Yesterday, I turned thirty-one, and I treated this birthday as a non-event, since the big three-oh didn’t mean the end of the world any more than 2012 meant the end of the world. I had the day off work, and I tried to spend my time doing the things I always want to do — happy-making, me-centric stuff, with less of a focus on what I have and haven’t accomplished one year further into my life. Please keep that in mind when I show you the painting I can’t stop looking at, and understand that no, this is not a plea for help in my battle against the grinding passage of time.

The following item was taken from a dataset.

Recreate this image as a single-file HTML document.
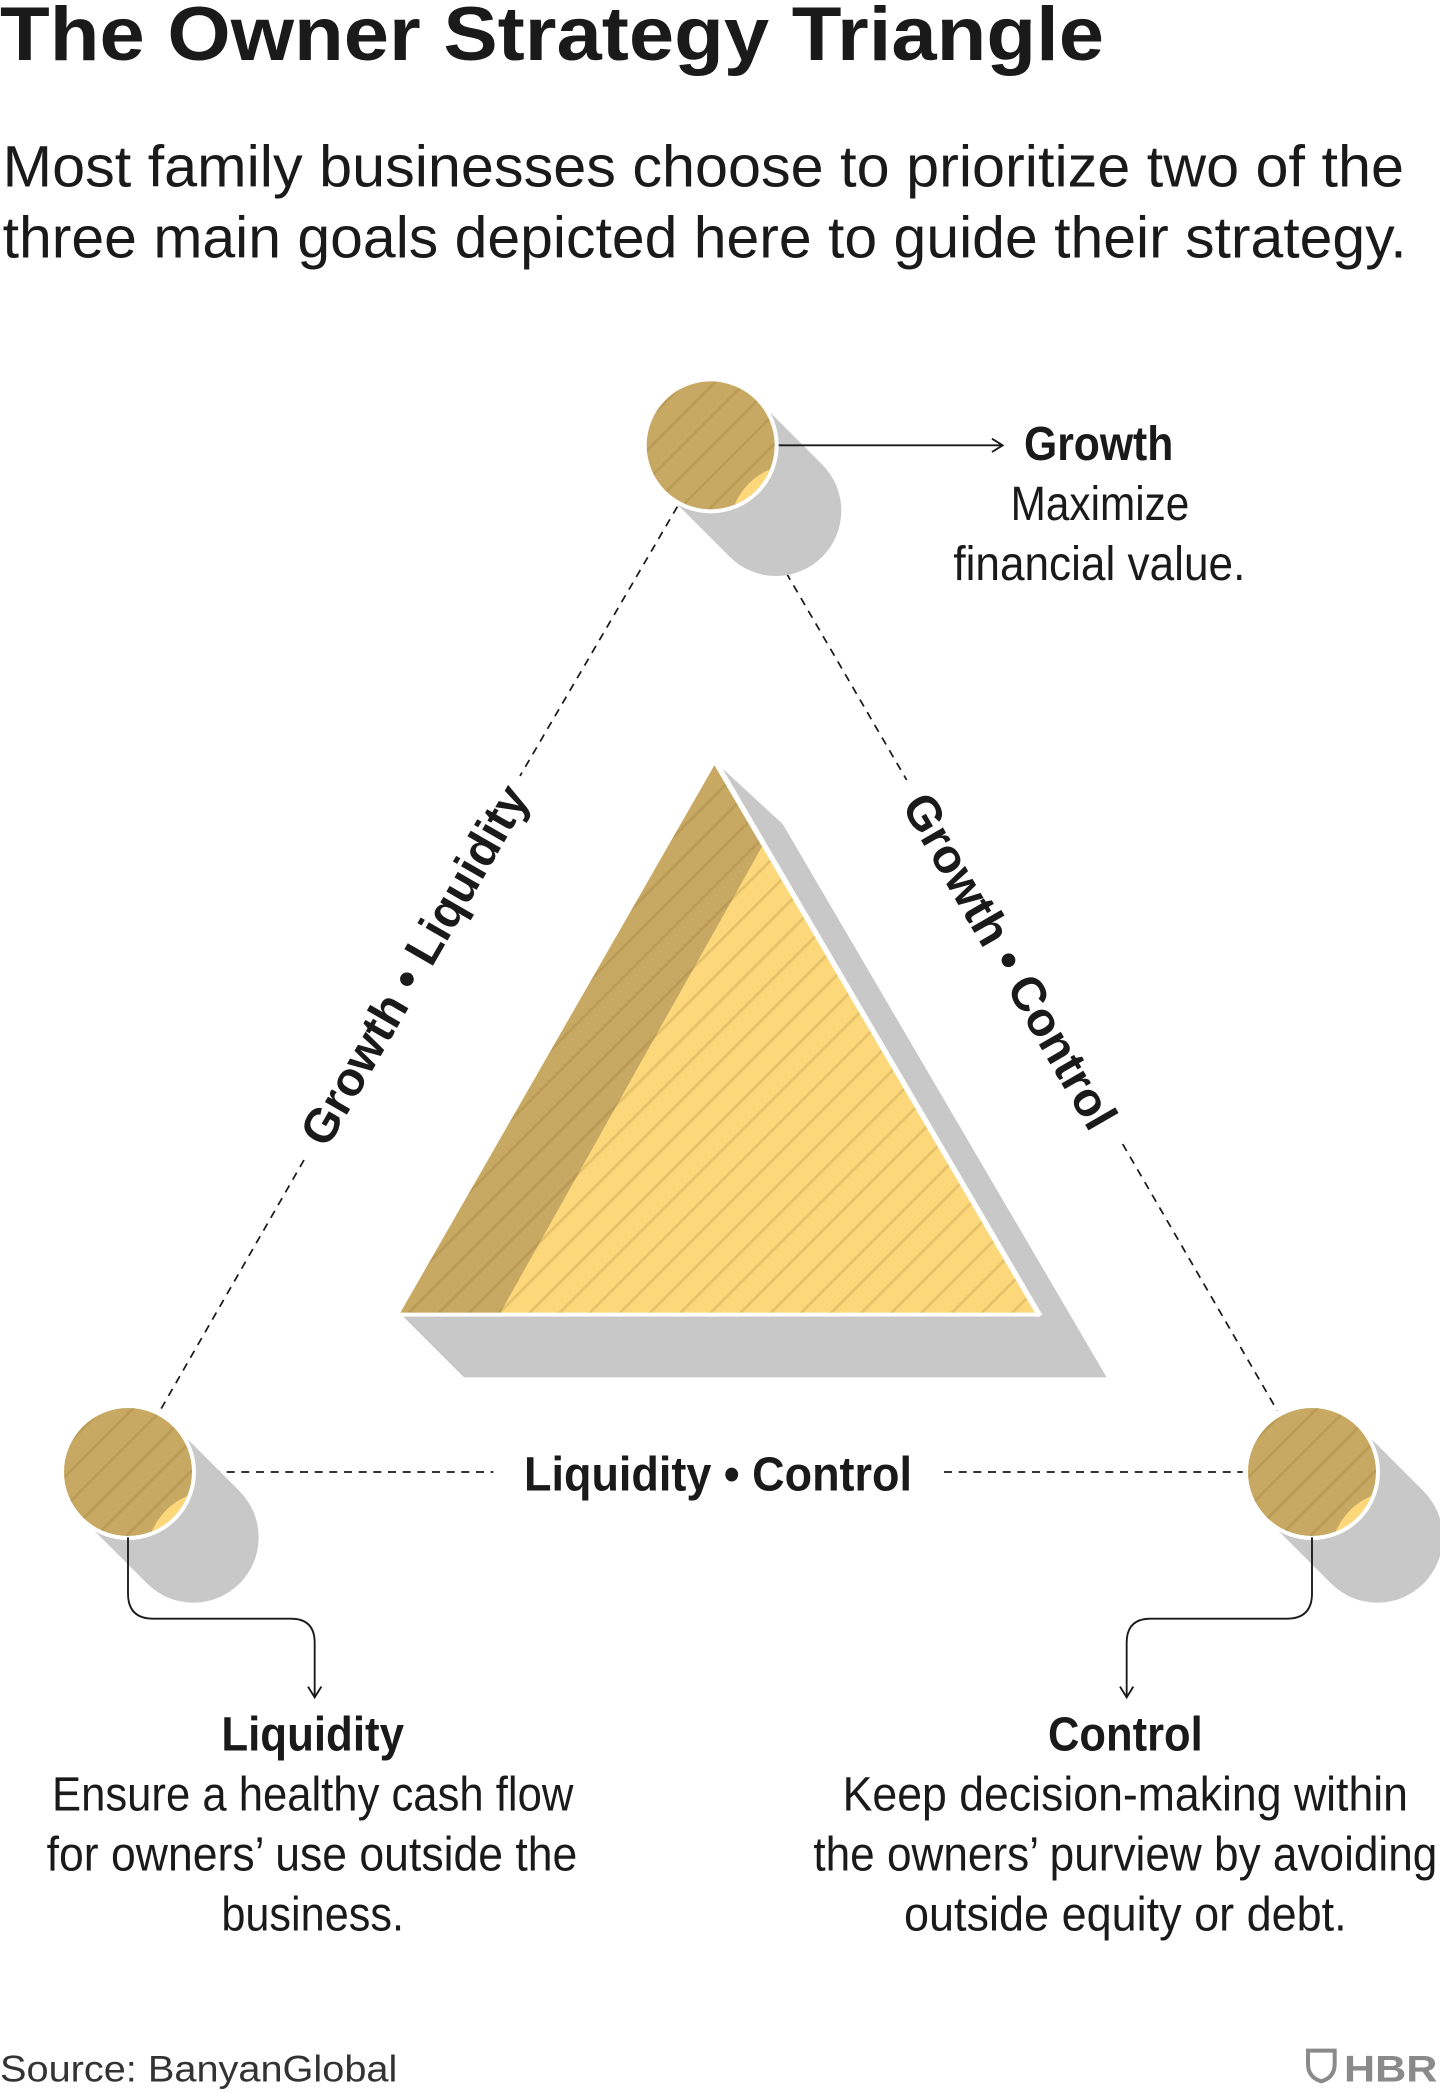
<!DOCTYPE html>
<html><head><meta charset="utf-8"><style>
html,body{margin:0;padding:0;background:#fff;}
svg{display:block}
text{font-family:"Liberation Sans Narrow","Liberation Sans",sans-serif;fill:#1a1a1a}
</style></head><body>
<svg width="1440" height="2092" viewBox="0 0 1080 1569" xmlns="http://www.w3.org/2000/svg">
<defs>
<pattern id="st" patternUnits="userSpaceOnUse" width="16" height="16" patternTransform="rotate(45)">
<rect width="16" height="16" fill="none"/><rect x="0" y="0" width="2" height="16" fill="rgba(120,90,30,0.18)"/>
</pattern>
<clipPath id="cc"><circle cx="0" cy="0" r="48"/></clipPath>
<marker id="ar" markerWidth="12" markerHeight="12" refX="10" refY="6" orient="auto" markerUnits="userSpaceOnUse">
<path d="M2,1 L10,6 L2,11" fill="none" stroke="#1a1a1a" stroke-width="1.4"/></marker>
<g id="node">
<line x1="0" y1="0" x2="49" y2="49" stroke="#c8c8c8" stroke-width="98"/>
<circle cx="49" cy="49" r="49" fill="#c8c8c8"/>
<circle cx="0" cy="0" r="51" fill="#fff"/>
<g clip-path="url(#cc)">
<rect x="-50" y="-50" width="100" height="100" fill="#c8a963"/>
<circle cx="64" cy="64" r="50" fill="#fdd87a"/>
<rect x="-50" y="-50" width="100" height="100" fill="url(#st)"/>
</g>
</g>
</defs>

<text x="0" y="45" font-weight="bold" font-size="57" textLength="828" lengthAdjust="spacingAndGlyphs" style="font-family:'Liberation Sans',sans-serif">The Owner Strategy Triangle</text>
<text x="2" y="140" font-size="44" textLength="1051" lengthAdjust="spacingAndGlyphs" style="font-family:'Liberation Sans',sans-serif">Most family businesses choose to prioritize two of the</text>
<text x="2" y="193" font-size="44" textLength="1053" lengthAdjust="spacingAndGlyphs" style="font-family:'Liberation Sans',sans-serif">three main goals depicted here to guide their strategy.</text>

<g stroke="#1a1a1a" stroke-width="1.3" stroke-dasharray="6,5" fill="none">
<line x1="508" y1="380" x2="390" y2="582"/>
<line x1="228" y1="870" x2="120" y2="1058"/>
<line x1="562" y1="382" x2="680" y2="585"/>
<line x1="842" y1="858" x2="958" y2="1058"/>
<line x1="148" y1="1104" x2="370" y2="1104"/>
<line x1="708" y1="1104" x2="932" y2="1104"/>
</g>

<polygon points="537,572 587,618 830,1033 348,1033 300,985" fill="#c8c8c8"/>
<polygon points="537,572 778,985 300,985" fill="#fdd87a"/>
<polygon points="537,572 572,634 375,985 300,985" fill="#c8a963"/>
<polygon points="537,572 778,985 300,985" fill="url(#st)"/>
<line x1="537" y1="572" x2="780" y2="987" stroke="#fff" stroke-width="4"/>
<line x1="300" y1="986" x2="780" y2="986" stroke="#fff" stroke-width="3"/>

<use href="#node" x="533" y="334"/>
<use href="#node" x="96" y="1104"/>
<use href="#node" x="984" y="1104"/>

<line x1="584" y1="334" x2="752" y2="334" stroke="#1a1a1a" stroke-width="1.4" marker-end="url(#ar)"/>
<path d="M96,1153 V1195 Q96,1214 115,1214 H218 Q236,1214 236,1232 V1273" fill="none" stroke="#1a1a1a" stroke-width="1.4" marker-end="url(#ar)"/>
<path d="M984,1153 V1195 Q984,1214 965,1214 H863 Q845,1214 845,1232 V1273" fill="none" stroke="#1a1a1a" stroke-width="1.4" marker-end="url(#ar)"/>

<text transform="translate(311,724) rotate(-60)" text-anchor="middle" font-size="36" font-weight="bold" y="12" textLength="305" lengthAdjust="spacingAndGlyphs">Growth • Liquidity</text>
<text transform="translate(757,721) rotate(60)" text-anchor="middle" font-size="36" font-weight="bold" y="12" textLength="284" lengthAdjust="spacingAndGlyphs">Growth • Control</text>
<text x="393" y="1118" font-size="36" font-weight="bold" textLength="291" lengthAdjust="spacingAndGlyphs">Liquidity • Control</text>

<text x="768" y="345" font-size="36" font-weight="bold" textLength="112" lengthAdjust="spacingAndGlyphs">Growth</text>
<text x="758" y="390" font-size="36" textLength="134" lengthAdjust="spacingAndGlyphs">Maximize</text>
<text x="715" y="435" font-size="36" textLength="219" lengthAdjust="spacingAndGlyphs">financial value.</text>

<text x="166" y="1313" font-size="36" font-weight="bold" textLength="137" lengthAdjust="spacingAndGlyphs">Liquidity</text>
<text x="39" y="1358" font-size="36" textLength="391" lengthAdjust="spacingAndGlyphs">Ensure a healthy cash flow</text>
<text x="35" y="1403" font-size="36" textLength="398" lengthAdjust="spacingAndGlyphs">for owners’ use outside the</text>
<text x="166" y="1448" font-size="36" textLength="137" lengthAdjust="spacingAndGlyphs">business.</text>

<text x="786" y="1313" font-size="36" font-weight="bold" textLength="116" lengthAdjust="spacingAndGlyphs">Control</text>
<text x="632" y="1358" font-size="36" textLength="424" lengthAdjust="spacingAndGlyphs">Keep decision-making within</text>
<text x="610" y="1403" font-size="36" textLength="468" lengthAdjust="spacingAndGlyphs">the owners’ purview by avoiding</text>
<text x="678" y="1448" font-size="36" textLength="332" lengthAdjust="spacingAndGlyphs">outside equity or debt.</text>

<text x="0" y="1561" font-size="28" textLength="298" lengthAdjust="spacingAndGlyphs" style="font-family:'Liberation Sans',sans-serif;fill:#333">Source: BanyanGlobal</text>
<path d="M981,1538 H1001 V1548 Q1001,1558 991,1561 Q981,1558 981,1548 Z" fill="none" stroke="#8a8a8a" stroke-width="3"/>
<text x="1008" y="1561" font-size="28" font-weight="bold" textLength="70" lengthAdjust="spacingAndGlyphs" style="font-family:'Liberation Sans',sans-serif;fill:#8a8a8a">HBR</text>
</svg>
</body></html>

“the white peacock,” via wikipedia, via the vienna academy of fine arts
I find this beautiful. You may find it horrifying — it’s five dead birds and a dead rabbit, after all — but I think it helps to look at how lovingly and carefully these animals were painted. Click on the photo for the bigger version, and you’ll see individual feathers and hairs. But they’re not realistic depictions of hunted prey. As this sporting journal article notes, they’re idealized: You can’t see any puncture wounds, and they simply seem to have died in an immaculate state. (Spencer notes that the painter’s name was Jan Weenix, and maybe the animals just heard his name and died laughing.) The article goes on to say that such game pieces “weren’t commemorating a specific hunt, or morality tales on blood sports, or demonstrations of putting food on the table,” but instead were “status symbols for the bourgeois painting-purchasing class to hang in their country estates,” which makes me think of them as the seventeenth-century equivalent of those knock-off vintage booze posters you see in every home wanting to suggest some vague notion of old-timey class. That doesn’t bother me. I’m just looking at the painting in 2013 — in my thirty-first year, apparently — and appreciating it as a depiction of ordinary objects, rendered with a level of care that makes them seem like more than what they were, if they ever existed in the first place. (Do white peacocks exist?)
I suppose there are worse ways to begin a new year than appreciating something for what it is.